When writing about 11-22, he says that he believed the motorcade and Texas trip were gonna be the end of the road for LBJ. He writes that LBJ's staff had been hearing rumors that on the night of the 22nd JFK was gonna lower the boom and tell Lyndon he was off the ticket. He says that they originally thought these rumors were coming from the White House, but found that they were coming from Yarbrough's people. Busby felt that driving through Dallas in a motorcade was unwise, and that something was gonna happen--someone would throw something or some protesters would get in the way of the car--and that this, along with LBJ's inability to bring peace and cohesion to the Texas Democratic Party, would be used as a pretext to force Lyndon from the ticket. LNTs, of course, have long insisted that LBJ was definitely gonna be on the ticket, and that speculation he would be forced from the ticket was conspiracy nonsense, and here we have one of LBJ's closest advisers stating that he thought LBJ was done for! Amazing. Did this get any press when it came out? The book was found in a cardboard box after Busby died. I suspect he saw that his concerns re the motorcade were gonna feed suspicions of conspiracy, and that this hindered his completion of the book.

Busby's book is also informative re LBJ's state of mind in the days following the assassination. He explains how LBJ was concerned that any talk of conspiracy would come right back at him. He also explains how the Russians played "Me no Alamo." Evidently, the Mexican soldiers captured by Sam Houston after the Battle of the Alamo wanted their captors to know that they weren't personally involved in the massacre, and would cry out in protest "Me no Alamo." Within days of the assassination, the Russians presented LBJ with a file on Oswald, designed to convince him they weren't involved, thus "Me No Alamo!"

Anyhow, if you come across the book for cheap or in a Library, you may find it worth a gander.

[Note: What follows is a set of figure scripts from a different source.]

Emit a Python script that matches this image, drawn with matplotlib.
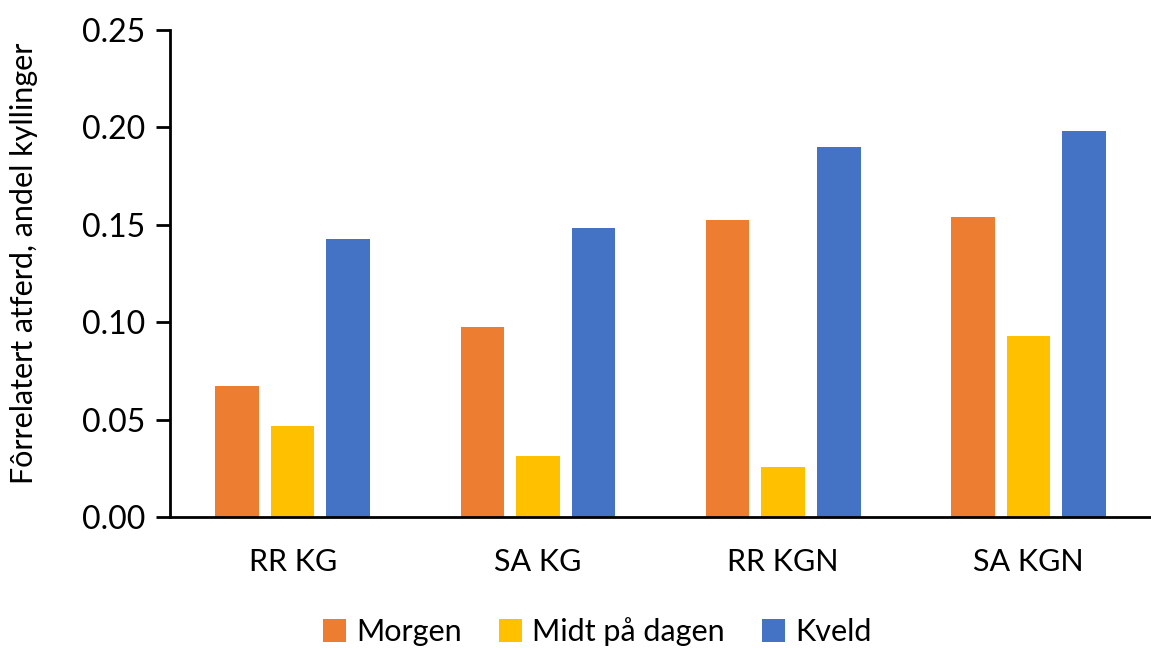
import numpy as np
import matplotlib.pyplot as plt

plt.rcParams['font.family'] = ['Lato', 'DejaVu Sans']

categories = ["RR KG", "SA KG", "RR KGN", "SA KGN"]
series = ["Morgen", "Midt på dagen", "Kveld"]
morgen = [0.067, 0.0975, 0.1525, 0.154]
midt = [0.0465, 0.0315, 0.0257, 0.093]
kveld = [0.1425, 0.1485, 0.190, 0.198]
colors = ["#ED7D31", "#FFC000", "#4472C4"]
yticks = [0.00, 0.05, 0.10, 0.15, 0.20, 0.25]

fig = plt.figure(figsize=(11.51, 6.48), dpi=100)
ax = fig.add_axes([0.1477, 0.2022, 0.8523, 0.7515])

x = np.arange(len(categories))
width = 0.178
step = 0.2265
for i, (name, vals) in enumerate(zip(series, [morgen, midt, kveld])):
    ax.bar(x + (i - 1) * step, vals, width, color=colors[i], label=name)

ax.set_xlim(-0.5, len(categories) - 0.5)
ax.set_ylim(0, 0.25)
ax.set_yticks(yticks)
ax.set_yticklabels(["%.2f" % t for t in yticks], fontsize=23)
ax.set_xticks(x)
ax.set_xticklabels(categories, fontsize=22)
ax.tick_params(axis='x', length=0, pad=22)
ax.tick_params(axis='y', length=10, width=2, pad=8)

for s in ["top", "right"]:
    ax.spines[s].set_visible(False)
ax.spines["left"].set_linewidth(2)
ax.spines["bottom"].set_linewidth(2)

ax.set_ylabel("Fôrrelatert atferd, andel kyllinger", fontsize=22)
ax.yaxis.set_label_coords(-0.1346, 0.52)

fig.legend(loc="center", bbox_to_anchor=(0.519, 0.025), ncol=3, frameon=False,
           fontsize=22, handlelength=0.75, handleheight=0.75, handletextpad=0.35,
           columnspacing=1.2)

fig.savefig("out.png", dpi=100)
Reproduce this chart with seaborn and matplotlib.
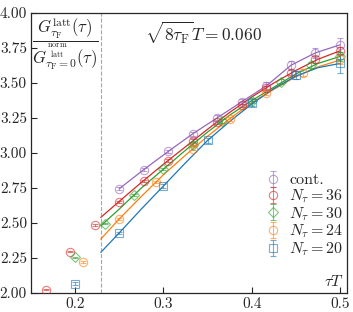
import matplotlib
matplotlib.use('Agg')

import matplotlib.pyplot as plt
import seaborn as sns
import pandas as pd
import numpy as np

# lattice / continuum points (tau T, ratio, error)
cont_x = [9/36, 10/36, 11/36, 12/36, 13/36, 14/36, 15/36, 16/36, 17/36, 18/36]
cont_y = [2.745, 2.882, 3.012, 3.138, 3.252, 3.367, 3.48, 3.627, 3.716, 3.773]
cont_e = [0.010, 0.010, 0.012, 0.015, 0.018, 0.020, 0.025, 0.030, 0.035, 0.050]

n36_x = [6/36, 7/36, 8/36, 9/36, 10/36, 11/36, 12/36, 13/36, 14/36, 15/36, 16/36, 17/36, 18/36]
n36_y = [2.024, 2.296, 2.485, 2.652, 2.803, 2.946, 3.088, 3.22, 3.34, 3.465, 3.575, 3.67, 3.73]
n36_e = [0.005, 0.005, 0.005, 0.006, 0.007, 0.008, 0.010, 0.012, 0.014, 0.016, 0.020, 0.025, 0.030]

n30_x = [6/30, 7/30, 8/30, 9/30, 10/30, 11/30, 12/30, 13/30, 14/30, 15/30]
n30_y = [2.255, 2.496, 2.70, 2.887, 3.06, 3.23, 3.375, 3.508, 3.63, 3.69]
n30_e = [0.005, 0.006, 0.007, 0.008, 0.010, 0.012, 0.015, 0.018, 0.022, 0.030]

n24_x = [5/24, 6/24, 7/24, 8/24, 9/24, 10/24, 11/24, 12/24]
n24_y = [2.22, 2.532, 2.795, 3.03, 3.245, 3.43, 3.575, 3.67]
n24_e = [0.006, 0.007, 0.008, 0.010, 0.013, 0.016, 0.022, 0.035]

n20_x = [4/20, 5/20, 6/20, 7/20, 8/20, 9/20, 10/20]
n20_y = [2.067, 2.428, 2.764, 3.09, 3.355, 3.558, 3.64]
n20_e = [0.010, 0.010, 0.012, 0.015, 0.020, 0.030, 0.070]

# smooth fit curves
fit_x = [0.229, 0.25, 0.275, 0.30, 0.325, 0.35, 0.375, 0.40, 0.425, 0.45, 0.475, 0.5]
fit36 = [2.54, 2.655, 2.79, 2.92, 3.045, 3.17, 3.29, 3.40, 3.50, 3.59, 3.67, 3.73]
fit30 = [2.48, 2.60, 2.75, 2.885, 3.02, 3.15, 3.27, 3.375, 3.47, 3.565, 3.64, 3.69]
fit24 = [2.385, 2.53, 2.69, 2.845, 2.985, 3.12, 3.245, 3.36, 3.455, 3.545, 3.615, 3.665]
fit20 = [2.29, 2.43, 2.60, 2.765, 2.93, 3.09, 3.225, 3.35, 3.46, 3.55, 3.61, 3.64]

tau_cut = 0.229

sns.set_style("ticks")
plt.rcParams['font.family'] = 'serif'
plt.rcParams['font.serif'] = ['cmr10', 'DejaVu Serif']
plt.rcParams['mathtext.fontset'] = 'cm'
plt.rcParams['axes.formatter.use_mathtext'] = True
plt.rcParams['font.size'] = 11

fig = plt.figure(figsize=(3.53, 3.12), dpi=100)
ax = fig.add_axes([0.088, 0.061, 0.895, 0.897])

series = [
    ('cont.', cont_x, cont_y, cont_e, 'o', '#9467bd', None),
    (r'$N_\tau = 36$', n36_x, n36_y, n36_e, 'o', '#d62728', fit36),
    (r'$N_\tau = 30$', n30_x, n30_y, n30_e, 'D', '#2ca02c', fit30),
    (r'$N_\tau = 24$', n24_x, n24_y, n24_e, 'o', '#ff7f0e', fit24),
    (r'$N_\tau = 20$', n20_x, n20_y, n20_e, 's', '#1f77b4', fit20),
]

for label, xs, ys, es, mk, col, fit in series:
    if fit is None:
        df = pd.DataFrame({'x': xs, 'y': ys})
    else:
        df = pd.DataFrame({'x': fit_x, 'y': fit})
    sns.lineplot(data=df, x='x', y='y', color=col, lw=0.9, ax=ax, zorder=2)
    ms = 5.0 if mk == 'D' else 6.0
    ax.errorbar(xs, ys, yerr=es, fmt=mk, mfc='none', mec=col, color=col,
                ms=ms, mew=0.8, elinewidth=0.8, capsize=2, alpha=0.6,
                label=label, zorder=3)

ax.axvline(tau_cut, color='gray', ls='--', lw=0.8, alpha=0.7)

ax.set_xlim(0.15, 0.508)
ax.set_ylim(2.0, 4.0)
ax.set_xticks([0.2, 0.3, 0.4, 0.5])
ax.set_yticks([2.0, 2.25, 2.5, 2.75, 3.0, 3.25, 3.5, 3.75, 4.0])
ax.set_yticklabels(['2.00', '2.25', '2.50', '2.75', '3.00', '3.25', '3.50', '3.75', '4.00'])
ax.set_xticklabels(['0.2', '0.3', '0.4', '0.5'])
ax.tick_params(direction='in', length=4, width=0.8, labelsize=11, pad=3)
ax.set_xlabel('')
ax.set_ylabel('')
for s in ax.spines.values():
    s.set_linewidth(0.9)

ylab = (r'$\dfrac{G^{\mathrm{latt}}_{\tau_\mathrm{F}}(\tau)}'
        r'{G^{\genfrac{}{}{0}{}{\mathrm{norm}}{\mathrm{latt}}}_{\tau_\mathrm{F}=0}(\tau)}$')
ax.text(0.108, 0.99, ylab, transform=ax.transAxes, ha='center', va='top', fontsize=12)
ax.text(0.36, 0.975, r'$\sqrt{8\tau_\mathrm{F}}T = 0.060$', transform=ax.transAxes,
        ha='left', va='top', fontsize=12.5)
ax.text(0.99, 0.015, r'$\tau T$', transform=ax.transAxes, ha='right', va='bottom',
        fontsize=11.5)

ax.legend(loc='lower right', bbox_to_anchor=(1.025, 0.085), frameon=False,
          handlelength=1.0, handletextpad=0.5, labelspacing=0.0,
          borderpad=0.2, fontsize=11.5)

fig.savefig('out.png', dpi=100)
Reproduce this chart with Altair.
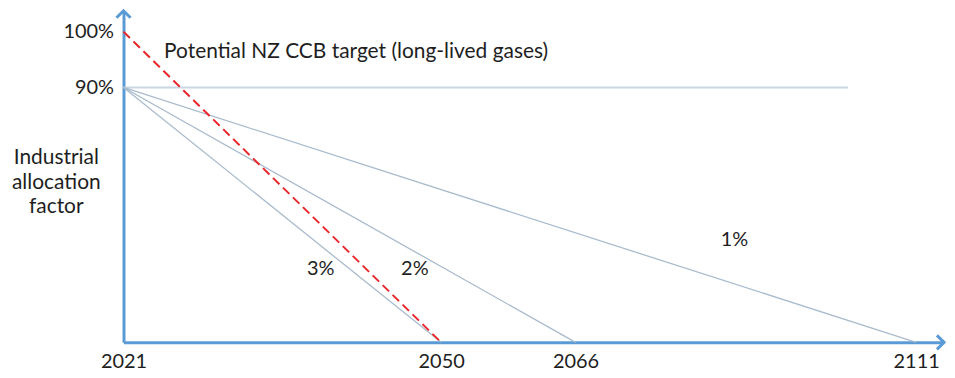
import altair as alt
import pandas as pd

# --- data ---
series = ["3%", "3%", "2%", "2%", "1%", "1%", "target", "target"]
years = [2021, 2050, 2021, 2066, 2021, 2111, 2021, 2050]
values = [90, 0, 90, 0, 90, 0, 100, 0]

ref_years = [2021, 2102]
ref_values = [90, 90]

x_ticks = [2021, 2050, 2066, 2111]
y_ticks = [90, 100]

label_text = ["3%", "2%", "1%"]
label_year = [2039, 2047.6, 2087]
label_value = [26, 26, 36]

title_text = ["Potential NZ CCB target (long-lived gases)"]
title_year = [2024.7]
title_value = [96.3]

FONT = "Lato"
AXIS_BLUE = "#5b9bd5"
TXT = "#1e1e1e"

lines_df = pd.DataFrame({"series": series, "year": years, "value": values})
ref_df = pd.DataFrame({"year": ref_years, "value": ref_values})
lab_df = pd.DataFrame({"text": label_text, "year": label_year, "value": label_value})
ttl_df = pd.DataFrame({"text": title_text, "year": title_year, "value": title_value})

xscale = alt.Scale(domain=[2021, 2050, 2066, 2111, 2114.5],
                   range=[0, 319, 454, 796, 824], nice=False, zero=False)
yscale = alt.Scale(domain=[0, 90, 100, 120], range=[333, 77, 21, 0],
                   nice=False, zero=False)

X = alt.X("year:Q", scale=xscale,
          axis=alt.Axis(values=x_ticks, format="d", title=None, grid=False, ticks=False,
                        domainColor=AXIS_BLUE, domainWidth=3, labelFont=FONT,
                        labelFontSize=20, labelColor=TXT, labelPadding=9,
                        labelFlush=False))
Y = alt.Y("value:Q", scale=yscale,
          axis=alt.Axis(values=y_ticks, labelExpr="datum.value + '%'",
                        title=["Industrial", "allocation", "factor"], titleAngle=0,
                        titleAlign="center", titleBaseline="top", titleX=-68, titleY=136,
                        titleFont=FONT, titleFontSize=21, titleFontWeight="normal",
                        titleColor=TXT, titleLineHeight=25,
                        grid=False, ticks=False, domainColor=AXIS_BLUE, domainWidth=3,
                        labelFont=FONT, labelFontSize=20, labelColor=TXT,
                        labelPadding=10))

ref = alt.Chart(ref_df).mark_line(color="#c9d7e5", strokeWidth=2).encode(x=X, y=Y)

grey = alt.Chart(lines_df).transform_filter("datum.series != 'target'").mark_line(
    color="#a9bbcd", strokeWidth=1.3).encode(
    x=alt.X("year:Q", scale=xscale), y=alt.Y("value:Q", scale=yscale), detail="series:N")

red = alt.Chart(lines_df).transform_filter("datum.series == 'target'").mark_line(
    color="#e8262b", strokeWidth=2, strokeDash=[9, 5]).encode(
    x=alt.X("year:Q", scale=xscale), y=alt.Y("value:Q", scale=yscale))

labels = alt.Chart(lab_df).mark_text(font=FONT, fontSize=20, color=TXT).encode(
    x=alt.X("year:Q", scale=xscale), y=alt.Y("value:Q", scale=yscale), text="text:N")

title = alt.Chart(ttl_df).mark_text(font=FONT, fontSize=21, color=TXT, align="left",
                                    baseline="middle").encode(
    x=alt.X("year:Q", scale=xscale), y=alt.Y("value:Q", scale=yscale), text="text:N")

arrow_up = alt.Chart(pd.DataFrame({"year": [2021], "value": [120]})).mark_point(
    shape="M-1,1L0,0L1,1", size=200, filled=False, color=AXIS_BLUE, strokeWidth=3,
    opacity=1).encode(x=alt.X("year:Q", scale=xscale), y=alt.Y("value:Q", scale=yscale))

arrow_right = alt.Chart(pd.DataFrame({"year": [2114.5], "value": [0]})).mark_point(
    shape="M-1,-1L0,0L-1,1", size=200, filled=False, color=AXIS_BLUE, strokeWidth=3,
    opacity=1).encode(x=alt.X("year:Q", scale=xscale), y=alt.Y("value:Q", scale=yscale))

chart = alt.layer(ref, grey, red, labels, title, arrow_up, arrow_right).properties(
    width=824, height=333,
    background="white",
    autosize=alt.AutoSizeParams(type="none"),
    padding={"left": 116, "top": 2, "right": 3, "bottom": 34},
).configure_view(stroke=None)

chart.save("out.html", embed_options={"renderer": "svg", "actions": False})
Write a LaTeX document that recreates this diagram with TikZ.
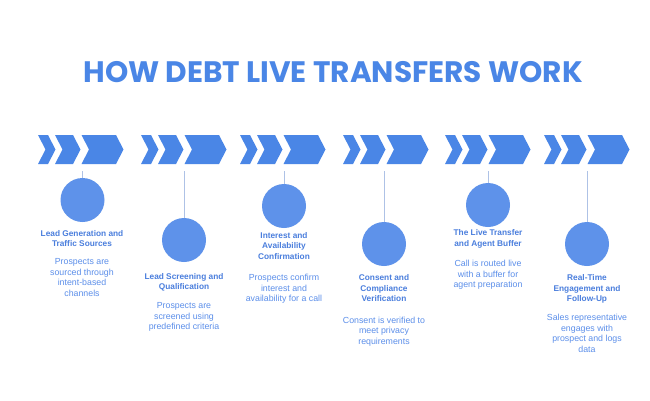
\documentclass[tikz,border=0pt]{standalone}
\usepackage{fontspec}
\setmainfont{Liberation Sans}
\newfontfamily\headfont{Poppins}[BoldFont={Poppins Bold}]
\definecolor{chev}{HTML}{4A86E6}
\definecolor{circ}{HTML}{5E92EA}
\definecolor{ttl}{HTML}{4A7EDD}
\definecolor{dsc}{HTML}{5C8FEA}
\definecolor{conn}{HTML}{AEC2E6}
\begin{document}
\begin{tikzpicture}[x=1pt,y=-1pt,
  dot/.style={circle,fill=circ,minimum size=44pt,inner sep=0pt},
  stepttl/.style={anchor=north,inner sep=0pt,align=center,text=ttl,font=\fontsize{8.3}{10.5}\selectfont\bfseries},
  stepdsc/.style={anchor=north,inner sep=0pt,align=center,text=dsc,font=\fontsize{8.8}{10.5}\selectfont},
  link/.style={draw=conn,line width=0.8pt},
  chevshape/.style={fill=chev}]
\useasboundingbox (0,0) rectangle (650,400);
\fill[white] (0,0) rectangle (650,400);
\node[text=chev,font=\headfont\bfseries\fontsize{29.6}{30}\selectfont] (title) at (333,72.5) {HOW DEBT LIVE TRANSFERS WORK};
% chevron groups
\foreach \g in {38,141,240,343,445,544}{
  \begin{scope}[shift={(\g,0)}]
    \fill[chevshape] (0,135) -- (10,135) -- (17.5,149.5) -- (10,164) -- (0,164) -- (7.5,149.5) -- cycle;
    \fill[chevshape] (17,135) -- (35,135) -- (42.5,149.5) -- (35,164) -- (17,164) -- (24.5,149.5) -- cycle;
    \fill[chevshape] (43.5,135) -- (78,135) -- (85.5,149.5) -- (78,164) -- (43.5,164) -- (51,149.5) -- cycle;
  \end{scope}
}
% circles
\node[dot] (c1) at (82.5,200) {};
\node[dot] (c2) at (184,240) {};
\node[dot] (c3) at (284,206) {};
\node[dot] (c4) at (384,244) {};
\node[dot] (c5) at (488,205) {};
\node[dot] (c6) at (587,244) {};
% connector start points
\coordinate (l1) at (82.5,171);
\coordinate (l2) at (184,171);
\coordinate (l3) at (284,171);
\coordinate (l4) at (384,171);
\coordinate (l5) at (488,171);
\coordinate (l6) at (587,171);
\foreach \i in {1,...,6}{\draw[link] (l\i) -- (c\i.north);}
% titles
\node[stepttl] (t1) at (82,230) {Lead Generation and\\Traffic Sources};
\node[stepttl] (t2) at (184,273) {Lead Screening and\\Qualification};
\node[stepttl] (t3) at (284,232) {Interest and\\Availability\\Confirmation};
\node[stepttl] (t4) at (384,274.5) {Consent and\\Compliance\\Verification};
\node[stepttl] (t5) at (488,229.5) {The Live Transfer\\and Agent Buffer};
\node[stepttl] (t6) at (587,274.5) {Real-Time\\Engagement and\\Follow-Up};
% descriptions
\node[stepdsc] (d1) at (82,258.5) {Prospects are\\sourced through\\intent-based\\channels};
\node[stepdsc] (d2) at (184,302.5) {Prospects are\\screened using\\predefined criteria};
\node[stepdsc] (d3) at (284,274) {Prospects confirm\\interest and\\availability for a call};
\node[stepdsc] (d4) at (384,316.5) {Consent is verified to\\meet privacy\\requirements};
\node[stepdsc] (d5) at (488,260) {Call is routed live\\with a buffer for\\agent preparation};
\node[stepdsc] (d6) at (587,314) {Sales representative\\engages with\\prospect and logs\\data};
\end{tikzpicture}
\end{document}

Johnson's V.P. military aide Howard Burris told Gus Russo that Johnson knew that he was going to be "thrown off the ticket" in '64, and that "that was going to be the end for him." Whether or not Johnson would actually have been dumped has always struck me as almost beside the point. Clearly he BELIEVED that he was to be tossed. And that his political career (which was, for Johnson, virtually his life) was over.